For some reason, the City Museum has a little shrine to corn dogs is a quiet part of the top floor. St. Louis Cardinal great Stan Musial swings a corn dog instead of a baseball bat. There is a large occult sign of the Ancient and Mysterious Order of the Corn Dog. It is displayed over a warning that "corndog mysticism has been definitively proven to contain or advocate trickery, treachery, mummery, pageantry, tomfoolery, buffoonery, sophistry, wizardry, lechery, debauchery, laissez faire capitalism, socialism and Bohemianism." I'll take some of those! The bottom photo shows a series of three Andy Warhol pictures with former U.S. Vice President Dan Quayle and his wife Marilyn in front of a corn dog stand. And there's more, but this is enough for a blog post.

It's so strange.

WHAT HAPPENED AT WORK YESTERDAY: I met a new client who is from Bangalore, India. Not a common event.

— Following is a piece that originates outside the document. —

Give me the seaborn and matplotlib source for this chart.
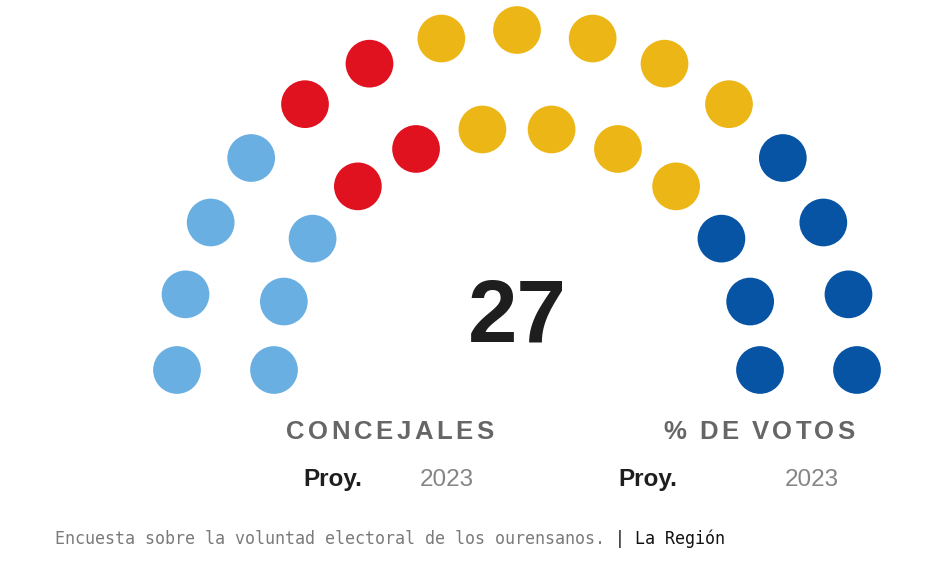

TOMORROW: I was going to post something else from the City Museum but VJ reminds me that tomorrow is Thursday, Arch day. Oh oh! Losing track of the day of the week again. Was I supposed to work this hard when I got this old? The Arch it is.

7 comments:

Anonymous said...

Corn dogs used to be big hits at our local fairs but have since disappeared. I don't know why. I like the museum's focus on Stan the man Musial.

Virginia said...

S.T.,
Hello! Tomorrow is THURSDAY, hint,hint.,hint. If you want to snatch the Arch out from under us again I guess we can go with the flow.

I love the idea of an alter where our friend the corn dog can be worshipped. It's just the Dan Quayle thing that bothers me.

Buck said...

Why not corn dogs?
Nice museum series!

Kris McCracken said...

I love corn dogs. We call the either ‘Pluto Pups’ or ‘Dippy Dogs’ here in Tasmania. No idea why.

I am pleased to hear that they have their own museum, so I enjoyed this post a lot.

The big question though, can you buy them there? If so, how were they?

Virginia said...

It's a full time job keeping your straight but somebody's gotta do it.

Ming the Merciless said...

I had my first corn dog when I was a freshman in college in Louisiana. And I have loved it ever since.

But I haven't had it in a long time until last week when my out-of-town friends and I went to Coney Island. They wanted to eat at Nathan's so we grabbed some hotdogs and I had a corn dog. Boy oh boy, was it delicious!!

• Eliane • said...

I have yet to try this culinary delicacy. Geez, I see from Ming's comment that I have to go all the way to Coney Island to try it. I am scared.